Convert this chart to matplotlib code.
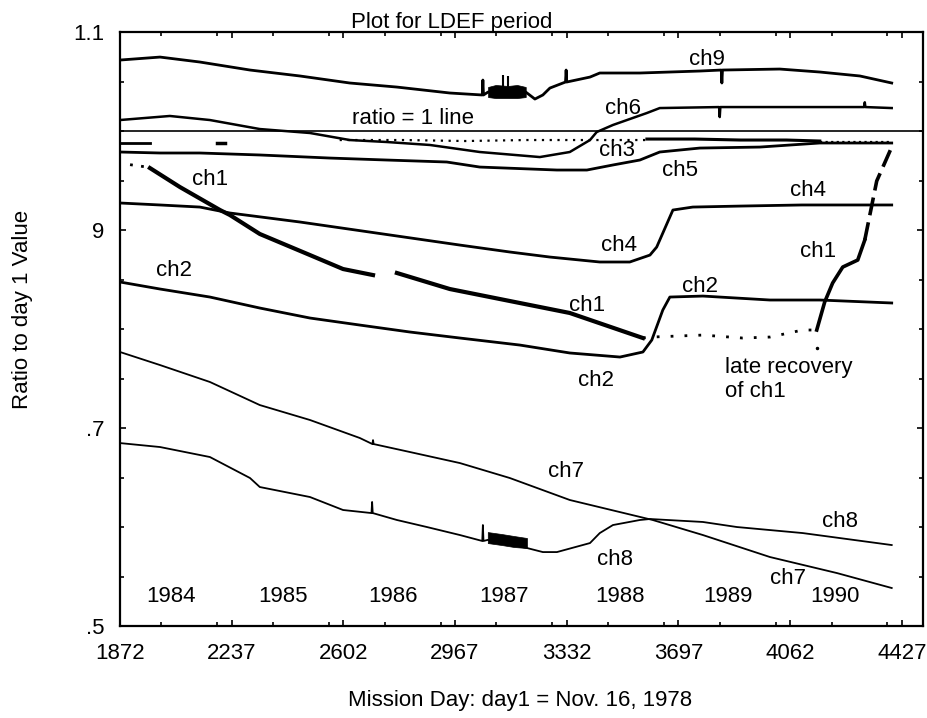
import matplotlib
matplotlib.use('Agg')
import matplotlib.pyplot as plt
from matplotlib.ticker import FixedLocator, MultipleLocator

plt.rcParams['font.family'] = ['Liberation Sans Narrow', 'Liberation Sans', 'DejaVu Sans']
FS = 16

# mission day / ratio values
ch9_x = [1872, 2003, 2133, 2297, 2460, 2623, 2777, 2950, 3056, 3058, 3060, 3075, 3198, 3228, 3254, 3277,
         3328, 3330, 3332, 3408, 3440, 3571, 3767, 3837, 3839, 3841, 4028, 4159, 4290, 4394]
ch9_y = [1.0717, 1.0747, 1.0697, 1.0616, 1.0556, 1.0485, 1.0444, 1.0384, 1.0364, 1.0515, 1.0364, 1.0394,
         1.0394, 1.0323, 1.0364, 1.0434, 1.0495, 1.0616, 1.0495, 1.0545, 1.0586, 1.0586, 1.0606, 1.0616,
         1.0485, 1.0616, 1.0626, 1.0596, 1.0556, 1.0485]
ch9_band_x = [3075, 3100, 3140, 3170, 3198]
ch9_band_lo = [1.0343, 1.0333, 1.0333, 1.0333, 1.0343]
ch9_band_hi = [1.0445, 1.0465, 1.0455, 1.0465, 1.0445]
ch9_spike_x = [3123, 3140]
ch9_spike_top = [1.0566, 1.0556]

ch6_x = [1872, 2035, 2166, 2329, 2493, 2623, 2744, 2885, 3048, 3244, 3342, 3408, 3430, 3483, 3594, 3636,
         3830, 3832, 3834, 4304, 4306, 4308, 4394]
ch6_y = [1.0111, 1.0152, 1.0111, 1.0020, 0.9980, 0.9909, 0.9889, 0.9859, 0.9788, 0.9737, 0.9788, 0.9909,
         0.9990, 1.0061, 1.0182, 1.0232, 1.0242, 1.0141, 1.0242, 1.0242, 1.0290, 1.0242, 1.0232]

ch3_frag1_x = [1872, 1970]
ch3_frag1_y = [0.9879, 0.9879]
ch3_frag2_x = [2190, 2215]
ch3_frag2_y = [0.9879, 0.9879]
ch3_dot_x = [2590, 2800, 3000, 3200, 3400, 3594]
ch3_dot_y = [0.9909, 0.9909, 0.9899, 0.9909, 0.9909, 0.9909]
ch3_solid_x = [3594, 3750, 3900, 4050, 4159]
ch3_solid_y = [0.9919, 0.9919, 0.9909, 0.9909, 0.9899]
ch3_tail_x = [4159, 4394]
ch3_tail_y = [0.9889, 0.9889]

ch5_x = [1872, 2003, 2133, 2329, 2558, 2744, 2940, 3048, 3300, 3398, 3483, 3571, 3636, 3767, 3963, 4159, 4394]
ch5_y = [0.9788, 0.9778, 0.9778, 0.9758, 0.9727, 0.9707, 0.9687, 0.9636, 0.9606, 0.9606, 0.9657, 0.9707,
         0.9788, 0.9828, 0.9838, 0.9879, 0.9879]

ch4_x = [1872, 2003, 2133, 2231, 2460, 2983, 3146, 3277, 3440, 3538, 3604, 3626, 3679, 3744, 3900, 4100, 4394]
ch4_y = [0.9273, 0.9253, 0.9232, 0.9172, 0.9081, 0.8848, 0.8778, 0.8727, 0.8677, 0.8677, 0.8747, 0.8828,
         0.9202, 0.9232, 0.9242, 0.9253, 0.9253]

ch1_pre_x = [1905, 1960]
ch1_pre_y = [0.9660, 0.9636]
ch1_a_x = [1970, 2068, 2199, 2231, 2329, 2493, 2601, 2699]
ch1_a_y = [0.9626, 0.9434, 0.9202, 0.9152, 0.8960, 0.8747, 0.8606, 0.8545]
ch1_b_x = [2777, 2950, 3146, 3342, 3581]
ch1_b_y = [0.8566, 0.8404, 0.8283, 0.8162, 0.7909]
ch1_gap_x = [3581, 3610, 3777, 3907, 3996, 4103, 4149]
ch1_gap_y = [0.7909, 0.7919, 0.7939, 0.7909, 0.7919, 0.7990, 0.7990]
ch1_rec_x = [4149, 4175, 4201, 4234, 4283, 4306]
ch1_rec_y = [0.7990, 0.8273, 0.8465, 0.8626, 0.8697, 0.8899]
ch1_end_x = [4306, 4345, 4394]
ch1_end_y = [0.8899, 0.9495, 0.9838]
ch1_dot_x = [4149]
ch1_dot_y = [0.7808]

ch2_x = [1872, 2003, 2166, 2329, 2493, 2656, 2819, 2983, 3179, 3342, 3506, 3581, 3610, 3646, 3669, 3777,
         3996, 4159, 4394]
ch2_y = [0.8475, 0.8404, 0.8323, 0.8212, 0.8111, 0.8040, 0.7970, 0.7909, 0.7838, 0.7758, 0.7717, 0.7768,
         0.7889, 0.8192, 0.8323, 0.8333, 0.8293, 0.8293, 0.8263]

ch7_x = [1872, 2003, 2166, 2329, 2493, 2656, 2697, 2699, 2701, 2819, 2983, 3146, 3342, 3613, 3777, 3996,
         4215, 4394]
ch7_y = [0.7768, 0.7636, 0.7465, 0.7232, 0.7081, 0.6899, 0.6838, 0.6878, 0.6838, 0.6758, 0.6646, 0.6495,
         0.6273, 0.6071, 0.5919, 0.5697, 0.5535, 0.5384]

ch8_x = [1872, 2003, 2166, 2297, 2329, 2493, 2601, 2694, 2696, 2698, 2777, 2875, 2983, 3056, 3058, 3060,
         3074, 3202, 3254, 3300, 3408, 3440, 3483, 3571, 3604, 3777, 3888, 4103, 4394]
ch8_y = [0.6848, 0.6808, 0.6707, 0.6495, 0.6404, 0.6303, 0.6172, 0.6141, 0.6253, 0.6141, 0.6071, 0.6000,
         0.5919, 0.5859, 0.6020, 0.5859, 0.5870, 0.5788, 0.5747, 0.5747, 0.5838, 0.5939, 0.6020, 0.6071,
         0.6081, 0.6051, 0.6000, 0.5939, 0.5818]
ch8_band_x = [3074, 3120, 3160, 3202]
ch8_band_lo = [0.5838, 0.5818, 0.5798, 0.5788]
ch8_band_hi = [0.5949, 0.5929, 0.5909, 0.5889]

year_labels = ['1984', '1985', '1986', '1987', '1988', '1989', '1990']
year_x = [2039, 2405, 2764, 3127, 3506, 3858, 4208]
year_y = 0.530

ch_labels = [('ch9', 3790, 1.0727), ('ch6', 3515, 1.0232), ('ch3', 3496, 0.9800), ('ch5', 3702, 0.9606),
             ('ch1', 2166, 0.9515), ('ch4', 4120, 0.9404), ('ch4', 3502, 0.8848), ('ch1', 4153, 0.8788),
             ('ch2', 2048, 0.8596), ('ch2', 3767, 0.8434), ('ch1', 3398, 0.8242), ('ch2', 3427, 0.7485),
             ('ch7', 3330, 0.6561), ('ch8', 4224, 0.6051), ('ch8', 3489, 0.5667), ('ch7', 4054, 0.5485)]

x_ticks = [1872, 2237, 2602, 2967, 3332, 3697, 4062, 4427]
y_ticks = [0.5, 0.7, 0.9, 1.1]
y_ticklabels = ['.5', '.7', '9', '1.1']

fig = plt.figure(figsize=(9.27, 7.18), dpi=100)
ax = fig.add_axes([0.1294, 0.1281, 0.8662, 0.8273])

ax.axhline(1.0, color='black', lw=1.2)

ax.plot(ch9_x, ch9_y, color='black', lw=2.0)
ax.fill_between(ch9_band_x, ch9_band_lo, ch9_band_hi, color='black', lw=0.5)
ax.vlines(ch9_spike_x, 1.0400, ch9_spike_top, color='black', lw=1.5)
ax.plot(ch6_x, ch6_y, color='black', lw=1.8)
ax.plot(ch3_frag1_x, ch3_frag1_y, color='black', lw=2.0)
ax.plot(ch3_frag2_x, ch3_frag2_y, color='black', lw=2.5)
ax.plot(ch3_dot_x, ch3_dot_y, color='black', lw=1.6, ls=(0, (1, 2.5)))
ax.plot(ch3_solid_x, ch3_solid_y, color='black', lw=2.2)
ax.plot(ch3_tail_x, ch3_tail_y, color='black', lw=1.6, ls=(0, (1, 1.5)))
ax.plot(ch5_x, ch5_y, color='black', lw=2.0)
ax.plot(ch4_x, ch4_y, color='black', lw=2.0)
ax.plot(ch1_pre_x, ch1_pre_y, color='black', lw=2.0, ls=(0, (1, 3)))
ax.plot(ch1_a_x, ch1_a_y, color='black', lw=3.0)
ax.plot(ch1_b_x, ch1_b_y, color='black', lw=3.0)
ax.plot(ch1_gap_x, ch1_gap_y, color='black', lw=2.0, ls=(0, (1, 4)))
ax.plot(ch1_rec_x, ch1_rec_y, color='black', lw=2.6)
ax.plot(ch1_end_x, ch1_end_y, color='black', lw=2.6, ls=(0, (5, 2)))
ax.plot(ch1_dot_x, ch1_dot_y, 'k.', ms=3)
ax.plot(ch2_x, ch2_y, color='black', lw=2.0)
ax.plot(ch7_x, ch7_y, color='black', lw=1.3)
ax.plot(ch8_x, ch8_y, color='black', lw=1.3)
ax.fill_between(ch8_band_x, ch8_band_lo, ch8_band_hi, color='black', lw=0.5)

for name, x, y in ch_labels:
    ax.text(x, y, name, fontsize=FS, ha='center', va='center')
for name, x in zip(year_labels, year_x):
    ax.text(x, year_y, name, fontsize=FS, ha='center', va='center')

ax.text(2829, 1.002, 'ratio = 1 line', fontsize=FS, ha='center', va='bottom')
ax.text(3849, 0.7616, 'late recovery', fontsize=FS, ha='left', va='center')
ax.text(3849, 0.7364, 'of ch1', fontsize=FS, ha='left', va='center')
ax.text(2957, 1.104, 'Plot for LDEF period', fontsize=FS, ha='center', va='baseline')

ax.set_xlim(1872, 4496)
ax.set_ylim(0.5, 1.1)
ax.xaxis.set_major_locator(FixedLocator(x_ticks))
ax.set_xticklabels([str(t) for t in x_ticks])
ax.xaxis.set_minor_locator(MultipleLocator(182.5))
ax.yaxis.set_major_locator(FixedLocator(y_ticks))
ax.set_yticklabels(y_ticklabels)
ax.yaxis.set_minor_locator(MultipleLocator(0.05))
ax.tick_params(which='both', direction='in', top=True, right=True, width=1.2)
ax.tick_params(which='major', length=4, labelsize=FS)
ax.tick_params(which='minor', length=3)
ax.tick_params(axis='x', pad=12)
ax.tick_params(axis='y', pad=11)
for s in ax.spines.values():
    s.set_linewidth(1.6)

fig.text(0.561, 0.025, 'Mission Day: day1 = Nov. 16, 1978', fontsize=FS, ha='center', va='center')
fig.text(0.0248, 0.5696, 'Ratio to day 1 Value', fontsize=FS, ha='center', va='center', rotation=90)

fig.savefig('out.png', dpi=100)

== The exercise ==
Skip every picture and return the lines above from the top through the one that contains "ch9_spike_top = [1.0566, 1.0556]".

== Final result ==
Convert this chart to matplotlib code.
import matplotlib
matplotlib.use('Agg')
import matplotlib.pyplot as plt
from matplotlib.ticker import FixedLocator, MultipleLocator

plt.rcParams['font.family'] = ['Liberation Sans Narrow', 'Liberation Sans', 'DejaVu Sans']
FS = 16

# mission day / ratio values
ch9_x = [1872, 2003, 2133, 2297, 2460, 2623, 2777, 2950, 3056, 3058, 3060, 3075, 3198, 3228, 3254, 3277,
         3328, 3330, 3332, 3408, 3440, 3571, 3767, 3837, 3839, 3841, 4028, 4159, 4290, 4394]
ch9_y = [1.0717, 1.0747, 1.0697, 1.0616, 1.0556, 1.0485, 1.0444, 1.0384, 1.0364, 1.0515, 1.0364, 1.0394,
         1.0394, 1.0323, 1.0364, 1.0434, 1.0495, 1.0616, 1.0495, 1.0545, 1.0586, 1.0586, 1.0606, 1.0616,
         1.0485, 1.0616, 1.0626, 1.0596, 1.0556, 1.0485]
ch9_band_x = [3075, 3100, 3140, 3170, 3198]
ch9_band_lo = [1.0343, 1.0333, 1.0333, 1.0333, 1.0343]
ch9_band_hi = [1.0445, 1.0465, 1.0455, 1.0465, 1.0445]
ch9_spike_x = [3123, 3140]
ch9_spike_top = [1.0566, 1.0556]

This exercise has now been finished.